The popular government programs that so many people have been made dependent on can probably be saved, at least in the short term, but not at their current levels. If we don't cut back intelligently on them while we still have the chance, targeting them to a narrower group of people whose survival is most dependent on them, they'll collapse entirely when we finally reach the point that we're out of money and nobody will lend to us**. It doesn't matter whether you believe government support is a human right when there's literally nothing to give. If we come to that point, you can blame the liberals who stomped their feet and refused to allow even modest cuts to the programs as much as you can blame the conservatives who pounded their fists and demanded they be completely dismantled.
[* - Calling it "astronomical" is grossly inadequate; we owe 3500 times more dollars than there are stars in our galaxy.]
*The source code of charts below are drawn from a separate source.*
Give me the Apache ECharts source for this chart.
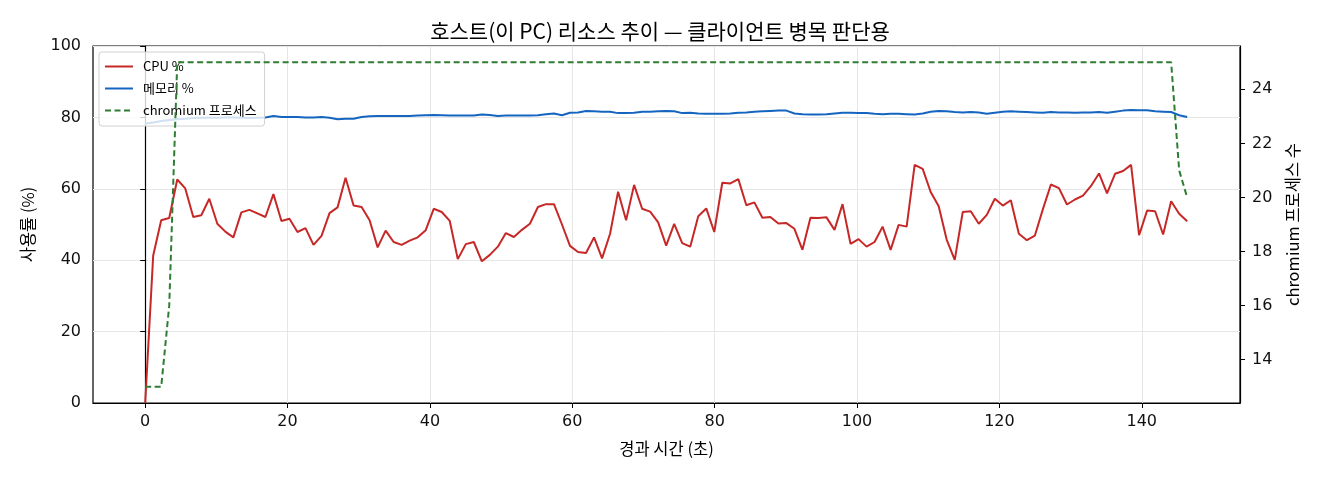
<html>
<head>
<meta charset="utf-8">
<script src="https://cdn.jsdelivr.net/npm/echarts@6/dist/echarts.min.js"></script>
<style>
	body { margin:0; background:#fff; }
	#chart { width:1320px; height:480px; }
</style>
</head>
<body>
<div id="chart"></div>
<script>
	// samples were taken about every 1.126 s
	var SAMPLE_SEC = 1.126;

	var cpu = [
		0, 41.3, 51.2, 51.8, 62.6, 60.1, 52.1, 52.6, 57.2, 50.2,
		48.0, 46.4, 53.4, 54.1, 53.1, 52.1, 58.5, 51.0, 51.6, 47.9,
		49.0, 44.3, 46.8, 53.2, 54.8, 63.1, 55.3, 54.9, 51.2, 43.6,
		48.3, 45.1, 44.3, 45.5, 46.4, 48.4, 54.4, 53.5, 51.0, 40.3,
		44.5, 45.1, 39.7, 41.5, 43.8, 47.6, 46.5, 48.5, 50.2, 54.9,
		55.7, 55.7, 50.0, 44.0, 42.3, 42.0, 46.4, 40.5, 47.4, 59.2,
		51.2, 61.1, 54.4, 53.6, 50.6, 44.1, 50.2, 44.8, 43.8, 52.3,
		54.5, 47.9, 61.7, 61.5, 62.7, 55.4, 56.2, 51.9, 52.1, 50.3,
		50.4, 48.8, 42.9, 51.9, 51.8, 52.0, 48.5, 55.7, 44.6, 45.9,
		43.8, 45.1, 49.4, 42.9, 49.9, 49.4, 66.7, 65.6, 59.1, 55.1,
		45.7, 40.1, 53.5, 53.7, 50.2, 52.7, 57.2, 55.3, 56.8, 47.4,
		45.6, 46.9, 54.3, 61.2, 60.2, 55.6, 57.0, 58.1, 60.8, 64.3,
		58.7, 64.2, 65.0, 66.7, 47.0, 53.9, 53.7, 47.2, 56.5, 53.0,
		50.9
	];

	var mem = [
		78.3, 78.6, 79.0, 79.3, 79.5, 79.6, 79.8, 79.9, 79.9, 79.9,
		80.0, 80.0, 79.9, 79.8, 79.9, 80.0, 80.4, 80.1, 80.1, 80.1,
		80.0, 80.0, 80.1, 79.9, 79.5, 79.6, 79.6, 80.1, 80.3, 80.4,
		80.4, 80.4, 80.4, 80.4, 80.5, 80.6, 80.7, 80.6, 80.5, 80.5,
		80.5, 80.5, 80.8, 80.7, 80.4, 80.5, 80.5, 80.5, 80.5, 80.6,
		80.9, 81.1, 80.6, 81.3, 81.4, 81.8, 81.7, 81.6, 81.6, 81.2,
		81.2, 81.3, 81.6, 81.6, 81.7, 81.8, 81.7, 81.2, 81.3, 81.1,
		81.0, 81.0, 81.0, 81.1, 81.3, 81.4, 81.6, 81.7, 81.8, 81.9,
		81.9, 81.1, 80.9, 80.8, 80.8, 80.9, 81.1, 81.3, 81.3, 81.2,
		81.2, 81.0, 80.9, 81.0, 81.0, 80.9, 80.8, 81.1, 81.6, 81.8,
		81.7, 81.5, 81.4, 81.5, 81.4, 81.0, 81.3, 81.6, 81.7, 81.6,
		81.5, 81.4, 81.3, 81.5, 81.4, 81.4, 81.3, 81.4, 81.4, 81.5,
		81.3, 81.6, 81.9, 82.1, 82.0, 82.0, 81.7, 81.6, 81.5, 80.6,
		80.1
	];

	var procs = [
		13, 13, 13, 16, 25, 25, 25, 25, 25, 25,
		25, 25, 25, 25, 25, 25, 25, 25, 25, 25,
		25, 25, 25, 25, 25, 25, 25, 25, 25, 25,
		25, 25, 25, 25, 25, 25, 25, 25, 25, 25,
		25, 25, 25, 25, 25, 25, 25, 25, 25, 25,
		25, 25, 25, 25, 25, 25, 25, 25, 25, 25,
		25, 25, 25, 25, 25, 25, 25, 25, 25, 25,
		25, 25, 25, 25, 25, 25, 25, 25, 25, 25,
		25, 25, 25, 25, 25, 25, 25, 25, 25, 25,
		25, 25, 25, 25, 25, 25, 25, 25, 25, 25,
		25, 25, 25, 25, 25, 25, 25, 25, 25, 25,
		25, 25, 25, 25, 25, 25, 25, 25, 25, 25,
		25, 25, 25, 25, 25, 25, 25, 25, 25, 21,
		20
	];

	var xTicks = [0, 20, 40, 60, 80, 100, 120, 140];
	var procTicks = [14, 16, 18, 20, 22, 24];

	function pairs(arr){
		var out = [];
		for (var i = 0; i < arr.length; i++) {
			out.push([+(i * SAMPLE_SEC).toFixed(3), arr[i]]);
		}
		return out;
	}

	var FONT = '"Noto Sans CJK KR", "Noto Sans", sans-serif';
	var NUMFONT = '"DejaVu Sans", "Noto Sans CJK KR", sans-serif';
	var myChart = echarts.init(document.getElementById('chart'));
	var option = {
		backgroundColor: '#fff',
		textStyle: { fontFamily: FONT, color: '#000' },
		title: {
			text: '호스트(이 PC) 리소스 추이 — 클라이언트 병목 판단용',
			left: 'center',
			top: 16,
			textStyle: { fontFamily: FONT, fontSize: 21, fontWeight: 'normal', color: '#000' }
		},
		legend: {
			orient: 'vertical',
			left: 99,
			top: 52,
			padding: [8, 8, 9, 5],
			itemGap: 9,
			itemWidth: 28,
			itemHeight: 15,
			backgroundColor: 'rgba(255,255,255,0.8)',
			borderColor: '#d0d0d0',
			borderWidth: 1,
			borderRadius: 3,
			z: 4,
			itemStyle: { opacity: 0 },
			textStyle: { fontFamily: FONT, fontSize: 13, color: '#000', padding: [0, 0, 0, 5] },
			data: ['CPU %', '메모리 %', 'chromium 프로세스']
		},
		grid: {
			left: 93, right: 80, top: 46, bottom: 77,
			show: true, borderColor: '#000', borderWidth: 1.2,
			containLabel: false
		},
		xAxis: {
			type: 'value',
			min: -7.33, max: 153.8,
			name: '경과 시간 (초)',
			nameLocation: 'middle',
			nameGap: 37,
			nameTextStyle: { fontFamily: FONT, fontSize: 16.5, color: '#000' },
			axisLine: { show: true, lineStyle: { color: '#000', width: 1.2 } },
			axisTick: { show: true, length: 5, customValues: xTicks, lineStyle: { color: '#000' } },
			axisLabel: { customValues: xTicks, margin: 11, fontSize: 16, color: '#111', fontFamily: NUMFONT },
			splitLine: { show: true, lineStyle: { color: '#e6e6e6', width: 1 } }
		},
		yAxis: [
			{
				type: 'value',
				min: 0, max: 100, interval: 20,
				name: '사용률 (%)',
				nameLocation: 'middle',
				nameRotate: 90,
				nameGap: 57,
				nameTextStyle: { fontFamily: FONT, fontSize: 16.5, color: '#000' },
				axisLine: { show: true, lineStyle: { color: '#000', width: 1.2 } },
				axisTick: { show: true, length: 5, lineStyle: { color: '#000' } },
				axisLabel: { margin: 12, fontSize: 16, color: '#111', fontFamily: NUMFONT },
				splitLine: { show: true, lineStyle: { color: '#e6e6e6', width: 1 } }
			},
			{
				type: 'value',
				position: 'right',
				min: 12.4, max: 25.6,
				name: 'chromium 프로세스 수',
				nameLocation: 'middle',
				nameRotate: 90,
				nameGap: 44,
				nameTextStyle: { fontFamily: FONT, fontSize: 16.5, color: '#000' },
				axisLine: { show: true, lineStyle: { color: '#000', width: 1.2 } },
				axisTick: { show: true, length: 5, customValues: procTicks, lineStyle: { color: '#000' } },
				axisLabel: { customValues: procTicks, margin: 12, fontSize: 16, color: '#111', fontFamily: NUMFONT },
				splitLine: { show: false }
			}
		],
		series: [
			{
				name: 'CPU %',
				type: 'line',
				yAxisIndex: 0,
				symbol: 'none',
				color: '#c62828',
				lineStyle: { width: 2, color: '#c62828' },
				z: 2,
				data: pairs(cpu)
			},
			{
				name: '메모리 %',
				type: 'line',
				yAxisIndex: 0,
				symbol: 'none',
				color: '#1565c0',
				lineStyle: { width: 2, color: '#1565c0' },
				z: 2,
				data: pairs(mem)
			},
			{
				name: 'chromium 프로세스',
				type: 'line',
				yAxisIndex: 1,
				symbol: 'none',
				color: '#2e7d32',
				lineStyle: { width: 2, color: '#2e7d32', type: [6, 3.5] },
				z: 6,
				data: pairs(procs)
			}
		]
	};
	myChart.setOption(option);
</script>
</body>
</html>
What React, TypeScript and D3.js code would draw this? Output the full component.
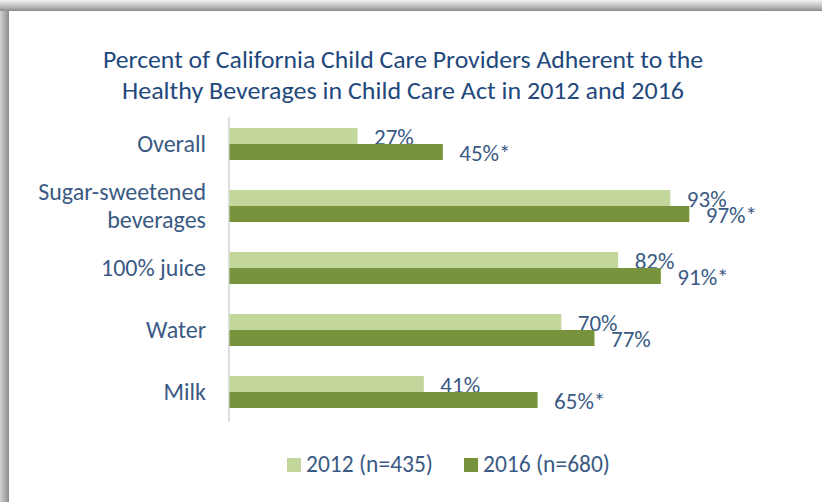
import React from "react";
import * as d3 from "d3";

const categories = ["Overall", "Sugar-sweetened beverages", "100% juice", "Water", "Milk"];
const categoryLines = [["Overall"], ["Sugar-sweetened", "beverages"], ["100% juice"], ["Water"], ["Milk"]];
const seriesNames = ["2012 (n=435)", "2016 (n=680)"];
const values2012 = [27, 93, 82, 70, 41];
const values2016 = [45, 97, 91, 77, 65];
const labels2012 = ["27%", "93%", "82%", "70%", "41%"];
const labels2016 = ["45%*", "97%*", "91%*", "77%", "65%*"];
const titleLines = [
  "Percent of California Child Care Providers Adherent to the",
  "Healthy Beverages in Child Care Act in 2012 and 2016",
];

const W = 822;
const H = 502;
const FONT = "Carlito, Calibri, Lato, 'Noto Sans', sans-serif";
const TITLE_COLOR = "#1F497D";
const TEXT_COLOR = "#3A5A84";
const COLORS = ["#C3D69B", "#77933C"];

export default function App() {
  const x = d3.scaleLinear().domain([0, 100]).range([229, 703]);
  const y = d3
    .scaleBand<string>()
    .domain(categories)
    .range([113, 423])
    .paddingInner(30 / 62)
    .paddingOuter(15 / 62);
  const ys = d3.scaleBand<string>().domain(seriesNames).range([0, y.bandwidth()]);
  const series = [
    { name: seriesNames[0], values: values2012, labels: labels2012 },
    { name: seriesNames[1], values: values2016, labels: labels2016 },
  ];

  return (
    <svg
      width={W}
      height={H}
      style={{ position: "absolute", left: 0, top: 0, background: "#fff" }}
      fontFamily={FONT}
    >
      <defs>
        <linearGradient id="topShade" x1="0" y1="0" x2="0" y2="1">
          <stop offset="0" stopColor="#f2f2f2" />
          <stop offset="0.6" stopColor="#bdbdbd" />
          <stop offset="1" stopColor="#8a8a8a" />
        </linearGradient>
        <linearGradient id="leftShade" x1="0" y1="0" x2="1" y2="0">
          <stop offset="0" stopColor="#d0d0d0" />
          <stop offset="0.6" stopColor="#a8a8a8" />
          <stop offset="1" stopColor="#8a8a8a" />
        </linearGradient>
      </defs>
      <rect x={0} y={0} width={W} height={H} fill="#fff" />
      <rect x={0} y={0} width={9} height={H} fill="url(#leftShade)" />
      <rect x={0} y={0} width={W} height={11} fill="url(#topShade)" />

      {titleLines.map((t, i) => (
        <text
          key={i}
          x={403}
          y={68 + i * 31}
          textAnchor="middle"
          fontSize={25}
          fontWeight={500}
          fill={TITLE_COLOR}
          textLength={i === 0 ? 600 : 562}
          lengthAdjust="spacingAndGlyphs"
        >
          {t}
        </text>
      ))}

      {/* axis line */}
      <line x1={x(0)} x2={x(0)} y1={117} y2={422} stroke="#c8c8c8" strokeWidth={1.2} />

      {series.map((s, si) => (
        <g key={s.name}>
          {categories.map((c, ci) => (
            <rect
              key={c}
              x={x(0) + 0.5}
              y={(y(c) as number) + (ys(s.name) as number)}
              width={x(s.values[ci]) - x(0)}
              height={ys.bandwidth()}
              fill={COLORS[si]}
            />
          ))}
          {categories.map((c, ci) => (
            <text
              key={c + "l"}
              x={x(s.values[ci]) + 17}
              y={(y(c) as number) + (ys(s.name) as number) + ys.bandwidth() / 2 + 8.5}
              fontSize={23}
              fill={TEXT_COLOR}
            >
              {s.labels[ci]}
            </text>
          ))}
        </g>
      ))}

      {categories.map((c, ci) => {
        const lines = categoryLines[ci];
        const cy = (y(c) as number) + y.bandwidth() / 2;
        const lh = 28;
        return (
          <text key={c} x={206} textAnchor="end" fontSize={24} fill={TEXT_COLOR}>
            {lines.map((l, li) => (
              <tspan key={li} x={206} y={cy + 8 + (li - (lines.length - 1) / 2) * lh}>
                {l}
              </tspan>
            ))}
          </text>
        );
      })}

      {/* legend */}
      {seriesNames.map((n, i) => {
        const lx = i === 0 ? 287 : 464;
        return (
          <g key={n}>
            <rect x={lx} y={458} width={14} height={14} fill={COLORS[i]} />
            <text x={lx + 19} y={472} fontSize={23.5} fill={TEXT_COLOR}>
              {n}
            </text>
          </g>
        );
      })}
    </svg>
  );
}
[** - And, heartless libertarian that I am, I don't want to see elderly people dependent on government handouts dying for lack of them. Many good, productive, prudent people made informed decisions to rely on promises from our government, while said government was simultaneously confiscating the wealth they could have been using to plan for their own late-life needs. I wish we'd never gone down the mandatory-charity-at-gunpoint road, but here we are; given the choice between an incremental libertarian victory in a gradual scaling-back to a more efficient, sustainable system, or a crash into small government through bankruptcy and a sea of dead seniors, I'll take the former.]